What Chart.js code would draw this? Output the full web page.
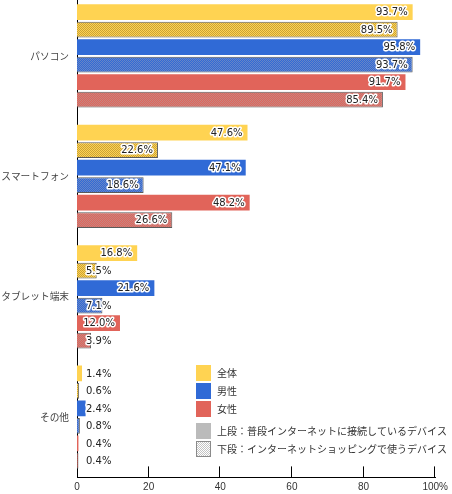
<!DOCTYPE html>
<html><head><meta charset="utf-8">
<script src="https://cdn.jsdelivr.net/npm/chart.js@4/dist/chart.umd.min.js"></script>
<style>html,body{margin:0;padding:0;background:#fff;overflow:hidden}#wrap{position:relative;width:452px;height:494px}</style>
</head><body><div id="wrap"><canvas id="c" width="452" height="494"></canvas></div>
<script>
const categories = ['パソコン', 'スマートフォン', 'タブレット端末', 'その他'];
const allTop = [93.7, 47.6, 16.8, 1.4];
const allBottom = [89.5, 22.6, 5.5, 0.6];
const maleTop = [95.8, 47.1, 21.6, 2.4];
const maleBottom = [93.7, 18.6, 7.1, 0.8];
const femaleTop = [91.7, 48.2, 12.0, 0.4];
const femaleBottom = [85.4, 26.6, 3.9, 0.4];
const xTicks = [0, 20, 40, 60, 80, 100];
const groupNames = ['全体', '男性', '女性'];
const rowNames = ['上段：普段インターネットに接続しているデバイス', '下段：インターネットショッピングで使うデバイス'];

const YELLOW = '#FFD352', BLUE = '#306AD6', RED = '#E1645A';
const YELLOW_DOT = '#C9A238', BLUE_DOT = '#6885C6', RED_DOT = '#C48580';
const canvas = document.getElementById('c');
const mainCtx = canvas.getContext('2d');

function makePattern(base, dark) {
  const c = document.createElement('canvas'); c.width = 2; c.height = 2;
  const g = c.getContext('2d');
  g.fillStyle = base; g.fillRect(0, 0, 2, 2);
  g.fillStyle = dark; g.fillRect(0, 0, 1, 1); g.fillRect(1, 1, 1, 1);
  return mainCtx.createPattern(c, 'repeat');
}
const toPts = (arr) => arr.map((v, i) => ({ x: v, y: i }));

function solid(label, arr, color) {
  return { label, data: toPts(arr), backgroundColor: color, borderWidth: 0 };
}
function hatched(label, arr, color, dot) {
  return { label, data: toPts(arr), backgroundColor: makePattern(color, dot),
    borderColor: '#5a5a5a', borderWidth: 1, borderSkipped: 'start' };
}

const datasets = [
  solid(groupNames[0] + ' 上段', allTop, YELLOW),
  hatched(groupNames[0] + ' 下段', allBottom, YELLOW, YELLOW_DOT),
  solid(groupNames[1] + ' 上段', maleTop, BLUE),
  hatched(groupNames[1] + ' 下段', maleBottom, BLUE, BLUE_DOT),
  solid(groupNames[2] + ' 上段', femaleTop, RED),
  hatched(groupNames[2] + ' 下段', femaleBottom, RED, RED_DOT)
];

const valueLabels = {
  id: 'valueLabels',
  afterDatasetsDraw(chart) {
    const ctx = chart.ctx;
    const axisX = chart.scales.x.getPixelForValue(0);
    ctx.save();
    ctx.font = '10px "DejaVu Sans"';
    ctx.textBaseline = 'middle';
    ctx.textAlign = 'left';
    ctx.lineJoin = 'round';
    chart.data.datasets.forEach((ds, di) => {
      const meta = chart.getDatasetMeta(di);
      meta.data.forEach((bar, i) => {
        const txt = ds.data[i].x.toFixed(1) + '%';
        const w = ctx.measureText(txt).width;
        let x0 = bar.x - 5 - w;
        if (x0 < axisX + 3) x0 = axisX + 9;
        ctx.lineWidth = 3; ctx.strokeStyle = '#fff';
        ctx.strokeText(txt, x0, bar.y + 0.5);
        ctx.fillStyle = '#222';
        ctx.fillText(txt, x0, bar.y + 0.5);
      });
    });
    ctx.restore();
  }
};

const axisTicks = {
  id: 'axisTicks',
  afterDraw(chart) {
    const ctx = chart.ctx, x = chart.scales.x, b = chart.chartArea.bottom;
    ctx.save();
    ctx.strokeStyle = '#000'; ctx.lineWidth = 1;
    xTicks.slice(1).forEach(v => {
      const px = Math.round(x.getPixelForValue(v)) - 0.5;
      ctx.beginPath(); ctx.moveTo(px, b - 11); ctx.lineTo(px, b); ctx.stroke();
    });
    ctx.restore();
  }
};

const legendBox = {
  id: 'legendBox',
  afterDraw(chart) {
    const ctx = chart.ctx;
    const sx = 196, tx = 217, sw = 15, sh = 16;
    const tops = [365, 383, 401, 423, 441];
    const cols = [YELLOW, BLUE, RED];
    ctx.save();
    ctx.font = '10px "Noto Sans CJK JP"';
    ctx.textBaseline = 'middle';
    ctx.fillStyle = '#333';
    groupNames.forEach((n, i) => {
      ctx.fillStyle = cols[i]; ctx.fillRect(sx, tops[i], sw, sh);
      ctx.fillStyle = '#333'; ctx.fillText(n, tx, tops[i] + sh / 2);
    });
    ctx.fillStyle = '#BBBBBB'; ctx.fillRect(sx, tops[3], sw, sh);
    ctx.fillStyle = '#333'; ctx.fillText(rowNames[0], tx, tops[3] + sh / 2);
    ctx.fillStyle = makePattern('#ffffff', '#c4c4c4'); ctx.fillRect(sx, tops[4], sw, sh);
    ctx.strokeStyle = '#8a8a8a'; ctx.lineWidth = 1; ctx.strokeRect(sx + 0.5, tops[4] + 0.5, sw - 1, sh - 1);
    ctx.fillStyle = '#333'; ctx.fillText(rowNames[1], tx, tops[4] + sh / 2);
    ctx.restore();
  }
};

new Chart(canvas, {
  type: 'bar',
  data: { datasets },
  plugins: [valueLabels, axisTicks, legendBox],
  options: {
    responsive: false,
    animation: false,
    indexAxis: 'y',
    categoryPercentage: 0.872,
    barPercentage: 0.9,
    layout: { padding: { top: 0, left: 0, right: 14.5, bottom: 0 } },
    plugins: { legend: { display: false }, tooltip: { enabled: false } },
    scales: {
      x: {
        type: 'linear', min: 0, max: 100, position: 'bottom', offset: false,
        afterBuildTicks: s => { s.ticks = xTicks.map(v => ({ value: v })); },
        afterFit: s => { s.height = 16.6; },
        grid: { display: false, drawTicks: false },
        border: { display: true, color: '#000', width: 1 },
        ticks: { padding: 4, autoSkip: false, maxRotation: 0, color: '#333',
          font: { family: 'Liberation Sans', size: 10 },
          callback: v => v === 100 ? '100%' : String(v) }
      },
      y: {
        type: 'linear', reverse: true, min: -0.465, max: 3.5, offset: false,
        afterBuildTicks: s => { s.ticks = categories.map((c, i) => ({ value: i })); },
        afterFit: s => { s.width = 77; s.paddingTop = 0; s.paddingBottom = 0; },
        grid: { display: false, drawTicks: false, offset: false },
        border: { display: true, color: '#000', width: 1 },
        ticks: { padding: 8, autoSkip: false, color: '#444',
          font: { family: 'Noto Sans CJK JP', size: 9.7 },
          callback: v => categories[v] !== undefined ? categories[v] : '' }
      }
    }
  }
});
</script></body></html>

Work required -> Go through the listing above and quote it exactly, apart from its images.

Solution to this task ->
What Chart.js code would draw this? Output the full web page.
<!DOCTYPE html>
<html><head><meta charset="utf-8">
<script src="https://cdn.jsdelivr.net/npm/chart.js@4/dist/chart.umd.min.js"></script>
<style>html,body{margin:0;padding:0;background:#fff;overflow:hidden}#wrap{position:relative;width:452px;height:494px}</style>
</head><body><div id="wrap"><canvas id="c" width="452" height="494"></canvas></div>
<script>
const categories = ['パソコン', 'スマートフォン', 'タブレット端末', 'その他'];
const allTop = [93.7, 47.6, 16.8, 1.4];
const allBottom = [89.5, 22.6, 5.5, 0.6];
const maleTop = [95.8, 47.1, 21.6, 2.4];
const maleBottom = [93.7, 18.6, 7.1, 0.8];
const femaleTop = [91.7, 48.2, 12.0, 0.4];
const femaleBottom = [85.4, 26.6, 3.9, 0.4];
const xTicks = [0, 20, 40, 60, 80, 100];
const groupNames = ['全体', '男性', '女性'];
const rowNames = ['上段：普段インターネットに接続しているデバイス', '下段：インターネットショッピングで使うデバイス'];

const YELLOW = '#FFD352', BLUE = '#306AD6', RED = '#E1645A';
const YELLOW_DOT = '#C9A238', BLUE_DOT = '#6885C6', RED_DOT = '#C48580';
const canvas = document.getElementById('c');
const mainCtx = canvas.getContext('2d');

function makePattern(base, dark) {
  const c = document.createElement('canvas'); c.width = 2; c.height = 2;
  const g = c.getContext('2d');
  g.fillStyle = base; g.fillRect(0, 0, 2, 2);
  g.fillStyle = dark; g.fillRect(0, 0, 1, 1); g.fillRect(1, 1, 1, 1);
  return mainCtx.createPattern(c, 'repeat');
}
const toPts = (arr) => arr.map((v, i) => ({ x: v, y: i }));

function solid(label, arr, color) {
  return { label, data: toPts(arr), backgroundColor: color, borderWidth: 0 };
}
function hatched(label, arr, color, dot) {
  return { label, data: toPts(arr), backgroundColor: makePattern(color, dot),
    borderColor: '#5a5a5a', borderWidth: 1, borderSkipped: 'start' };
}

const datasets = [
  solid(groupNames[0] + ' 上段', allTop, YELLOW),
  hatched(groupNames[0] + ' 下段', allBottom, YELLOW, YELLOW_DOT),
  solid(groupNames[1] + ' 上段', maleTop, BLUE),
  hatched(groupNames[1] + ' 下段', maleBottom, BLUE, BLUE_DOT),
  solid(groupNames[2] + ' 上段', femaleTop, RED),
  hatched(groupNames[2] + ' 下段', femaleBottom, RED, RED_DOT)
];

const valueLabels = {
  id: 'valueLabels',
  afterDatasetsDraw(chart) {
    const ctx = chart.ctx;
    const axisX = chart.scales.x.getPixelForValue(0);
    ctx.save();
    ctx.font = '10px "DejaVu Sans"';
    ctx.textBaseline = 'middle';
    ctx.textAlign = 'left';
    ctx.lineJoin = 'round';
    chart.data.datasets.forEach((ds, di) => {
      const meta = chart.getDatasetMeta(di);
      meta.data.forEach((bar, i) => {
        const txt = ds.data[i].x.toFixed(1) + '%';
        const w = ctx.measureText(txt).width;
        let x0 = bar.x - 5 - w;
        if (x0 < axisX + 3) x0 = axisX + 9;
        ctx.lineWidth = 3; ctx.strokeStyle = '#fff';
        ctx.strokeText(txt, x0, bar.y + 0.5);
        ctx.fillStyle = '#222';
        ctx.fillText(txt, x0, bar.y + 0.5);
      });
    });
    ctx.restore();
  }
};

const axisTicks = {
  id: 'axisTicks',
  afterDraw(chart) {
    const ctx = chart.ctx, x = chart.scales.x, b = chart.chartArea.bottom;
    ctx.save();
    ctx.strokeStyle = '#000'; ctx.lineWidth = 1;
    xTicks.slice(1).forEach(v => {
      const px = Math.round(x.getPixelForValue(v)) - 0.5;
      ctx.beginPath(); ctx.moveTo(px, b - 11); ctx.lineTo(px, b); ctx.stroke();
    });
    ctx.restore();
  }
};

const legendBox = {
  id: 'legendBox',
  afterDraw(chart) {
    const ctx = chart.ctx;
    const sx = 196, tx = 217, sw = 15, sh = 16;
    const tops = [365, 383, 401, 423, 441];
    const cols = [YELLOW, BLUE, RED];
    ctx.save();
    ctx.font = '10px "Noto Sans CJK JP"';
    ctx.textBaseline = 'middle';
    ctx.fillStyle = '#333';
    groupNames.forEach((n, i) => {
      ctx.fillStyle = cols[i]; ctx.fillRect(sx, tops[i], sw, sh);
      ctx.fillStyle = '#333'; ctx.fillText(n, tx, tops[i] + sh / 2);
    });
    ctx.fillStyle = '#BBBBBB'; ctx.fillRect(sx, tops[3], sw, sh);
    ctx.fillStyle = '#333'; ctx.fillText(rowNames[0], tx, tops[3] + sh / 2);
    ctx.fillStyle = makePattern('#ffffff', '#c4c4c4'); ctx.fillRect(sx, tops[4], sw, sh);
    ctx.strokeStyle = '#8a8a8a'; ctx.lineWidth = 1; ctx.strokeRect(sx + 0.5, tops[4] + 0.5, sw - 1, sh - 1);
    ctx.fillStyle = '#333'; ctx.fillText(rowNames[1], tx, tops[4] + sh / 2);
    ctx.restore();
  }
};

new Chart(canvas, {
  type: 'bar',
  data: { datasets },
  plugins: [valueLabels, axisTicks, legendBox],
  options: {
    responsive: false,
    animation: false,
    indexAxis: 'y',
    categoryPercentage: 0.872,
    barPercentage: 0.9,
    layout: { padding: { top: 0, left: 0, right: 14.5, bottom: 0 } },
    plugins: { legend: { display: false }, tooltip: { enabled: false } },
    scales: {
      x: {
        type: 'linear', min: 0, max: 100, position: 'bottom', offset: false,
        afterBuildTicks: s => { s.ticks = xTicks.map(v => ({ value: v })); },
        afterFit: s => { s.height = 16.6; },
        grid: { display: false, drawTicks: false },
        border: { display: true, color: '#000', width: 1 },
        ticks: { padding: 4, autoSkip: false, maxRotation: 0, color: '#333',
          font: { family: 'Liberation Sans', size: 10 },
          callback: v => v === 100 ? '100%' : String(v) }
      },
      y: {
        type: 'linear', reverse: true, min: -0.465, max: 3.5, offset: false,
        afterBuildTicks: s => { s.ticks = categories.map((c, i) => ({ value: i })); },
        afterFit: s => { s.width = 77; s.paddingTop = 0; s.paddingBottom = 0; },
        grid: { display: false, drawTicks: false, offset: false },
        border: { display: true, color: '#000', width: 1 },
        ticks: { padding: 8, autoSkip: false, color: '#444',
          font: { family: 'Noto Sans CJK JP', size: 9.7 },
          callback: v => categories[v] !== undefined ? categories[v] : '' }
      }
    }
  }
});
</script></body></html>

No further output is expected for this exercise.